SET TASK: Type out the data exactly as given. Skip any image.

┄┄┄┄┄┄┄┄┄┄┄┄┄┄┄┄┄┄┄┄

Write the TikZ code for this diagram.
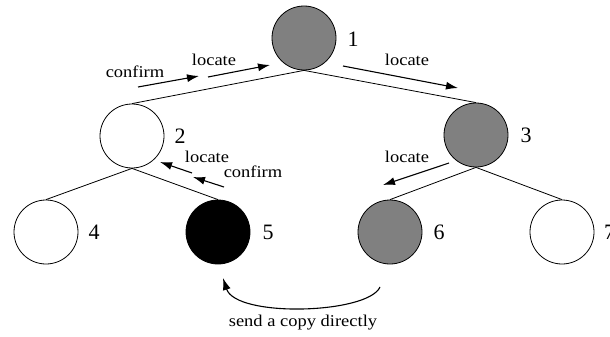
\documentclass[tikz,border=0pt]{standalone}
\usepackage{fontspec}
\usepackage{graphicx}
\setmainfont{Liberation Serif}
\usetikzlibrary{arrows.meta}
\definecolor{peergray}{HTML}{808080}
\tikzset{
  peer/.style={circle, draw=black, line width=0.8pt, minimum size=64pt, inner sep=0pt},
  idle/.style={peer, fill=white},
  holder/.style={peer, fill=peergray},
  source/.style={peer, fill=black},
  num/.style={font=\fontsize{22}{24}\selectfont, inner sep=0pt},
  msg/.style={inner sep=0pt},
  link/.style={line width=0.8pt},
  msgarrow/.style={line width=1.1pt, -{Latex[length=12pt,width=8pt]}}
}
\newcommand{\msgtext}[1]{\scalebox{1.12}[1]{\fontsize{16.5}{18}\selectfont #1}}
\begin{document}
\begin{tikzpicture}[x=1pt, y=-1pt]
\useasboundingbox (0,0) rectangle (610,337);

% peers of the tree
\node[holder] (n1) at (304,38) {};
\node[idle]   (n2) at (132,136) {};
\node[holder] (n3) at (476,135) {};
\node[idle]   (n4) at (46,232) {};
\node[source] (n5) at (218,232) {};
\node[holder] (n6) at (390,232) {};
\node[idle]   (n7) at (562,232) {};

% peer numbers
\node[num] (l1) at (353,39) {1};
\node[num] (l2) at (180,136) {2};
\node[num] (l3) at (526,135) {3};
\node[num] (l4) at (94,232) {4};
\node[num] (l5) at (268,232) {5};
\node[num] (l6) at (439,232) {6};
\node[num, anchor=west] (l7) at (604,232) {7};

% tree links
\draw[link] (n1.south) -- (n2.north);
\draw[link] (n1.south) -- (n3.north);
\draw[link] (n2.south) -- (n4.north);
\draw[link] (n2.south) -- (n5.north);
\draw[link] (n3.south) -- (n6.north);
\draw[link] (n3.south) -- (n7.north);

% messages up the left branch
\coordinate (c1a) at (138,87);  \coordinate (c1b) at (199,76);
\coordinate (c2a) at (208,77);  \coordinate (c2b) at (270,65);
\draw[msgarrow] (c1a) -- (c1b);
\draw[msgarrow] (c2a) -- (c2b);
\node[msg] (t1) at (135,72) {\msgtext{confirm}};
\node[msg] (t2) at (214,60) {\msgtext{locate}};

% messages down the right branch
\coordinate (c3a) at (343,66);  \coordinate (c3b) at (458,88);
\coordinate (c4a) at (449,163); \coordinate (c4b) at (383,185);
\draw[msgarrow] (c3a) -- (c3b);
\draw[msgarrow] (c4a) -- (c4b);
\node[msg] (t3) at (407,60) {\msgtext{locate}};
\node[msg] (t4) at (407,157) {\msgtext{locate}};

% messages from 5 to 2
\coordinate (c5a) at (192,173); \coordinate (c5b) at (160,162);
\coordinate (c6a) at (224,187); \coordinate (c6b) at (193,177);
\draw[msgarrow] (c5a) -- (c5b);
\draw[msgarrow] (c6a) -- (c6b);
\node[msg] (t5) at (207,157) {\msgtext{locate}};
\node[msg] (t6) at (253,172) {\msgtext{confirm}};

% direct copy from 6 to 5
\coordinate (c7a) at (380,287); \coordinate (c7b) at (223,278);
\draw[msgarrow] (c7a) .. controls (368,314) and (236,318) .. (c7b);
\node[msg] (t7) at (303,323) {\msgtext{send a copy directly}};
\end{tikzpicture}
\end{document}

┄┄┄┄┄┄┄┄┄┄┄┄┄┄┄┄┄┄┄┄

WRITTEN ANSWER:
Write the TikZ code for this diagram.
\documentclass[tikz,border=0pt]{standalone}
\usepackage{fontspec}
\usepackage{graphicx}
\setmainfont{Liberation Serif}
\usetikzlibrary{arrows.meta}
\definecolor{peergray}{HTML}{808080}
\tikzset{
  peer/.style={circle, draw=black, line width=0.8pt, minimum size=64pt, inner sep=0pt},
  idle/.style={peer, fill=white},
  holder/.style={peer, fill=peergray},
  source/.style={peer, fill=black},
  num/.style={font=\fontsize{22}{24}\selectfont, inner sep=0pt},
  msg/.style={inner sep=0pt},
  link/.style={line width=0.8pt},
  msgarrow/.style={line width=1.1pt, -{Latex[length=12pt,width=8pt]}}
}
\newcommand{\msgtext}[1]{\scalebox{1.12}[1]{\fontsize{16.5}{18}\selectfont #1}}
\begin{document}
\begin{tikzpicture}[x=1pt, y=-1pt]
\useasboundingbox (0,0) rectangle (610,337);

% peers of the tree
\node[holder] (n1) at (304,38) {};
\node[idle]   (n2) at (132,136) {};
\node[holder] (n3) at (476,135) {};
\node[idle]   (n4) at (46,232) {};
\node[source] (n5) at (218,232) {};
\node[holder] (n6) at (390,232) {};
\node[idle]   (n7) at (562,232) {};

% peer numbers
\node[num] (l1) at (353,39) {1};
\node[num] (l2) at (180,136) {2};
\node[num] (l3) at (526,135) {3};
\node[num] (l4) at (94,232) {4};
\node[num] (l5) at (268,232) {5};
\node[num] (l6) at (439,232) {6};
\node[num, anchor=west] (l7) at (604,232) {7};

% tree links
\draw[link] (n1.south) -- (n2.north);
\draw[link] (n1.south) -- (n3.north);
\draw[link] (n2.south) -- (n4.north);
\draw[link] (n2.south) -- (n5.north);
\draw[link] (n3.south) -- (n6.north);
\draw[link] (n3.south) -- (n7.north);

% messages up the left branch
\coordinate (c1a) at (138,87);  \coordinate (c1b) at (199,76);
\coordinate (c2a) at (208,77);  \coordinate (c2b) at (270,65);
\draw[msgarrow] (c1a) -- (c1b);
\draw[msgarrow] (c2a) -- (c2b);
\node[msg] (t1) at (135,72) {\msgtext{confirm}};
\node[msg] (t2) at (214,60) {\msgtext{locate}};

% messages down the right branch
\coordinate (c3a) at (343,66);  \coordinate (c3b) at (458,88);
\coordinate (c4a) at (449,163); \coordinate (c4b) at (383,185);
\draw[msgarrow] (c3a) -- (c3b);
\draw[msgarrow] (c4a) -- (c4b);
\node[msg] (t3) at (407,60) {\msgtext{locate}};
\node[msg] (t4) at (407,157) {\msgtext{locate}};

% messages from 5 to 2
\coordinate (c5a) at (192,173); \coordinate (c5b) at (160,162);
\coordinate (c6a) at (224,187); \coordinate (c6b) at (193,177);
\draw[msgarrow] (c5a) -- (c5b);
\draw[msgarrow] (c6a) -- (c6b);
\node[msg] (t5) at (207,157) {\msgtext{locate}};
\node[msg] (t6) at (253,172) {\msgtext{confirm}};

% direct copy from 6 to 5
\coordinate (c7a) at (380,287); \coordinate (c7b) at (223,278);
\draw[msgarrow] (c7a) .. controls (368,314) and (236,318) .. (c7b);
\node[msg] (t7) at (303,323) {\msgtext{send a copy directly}};
\end{tikzpicture}
\end{document}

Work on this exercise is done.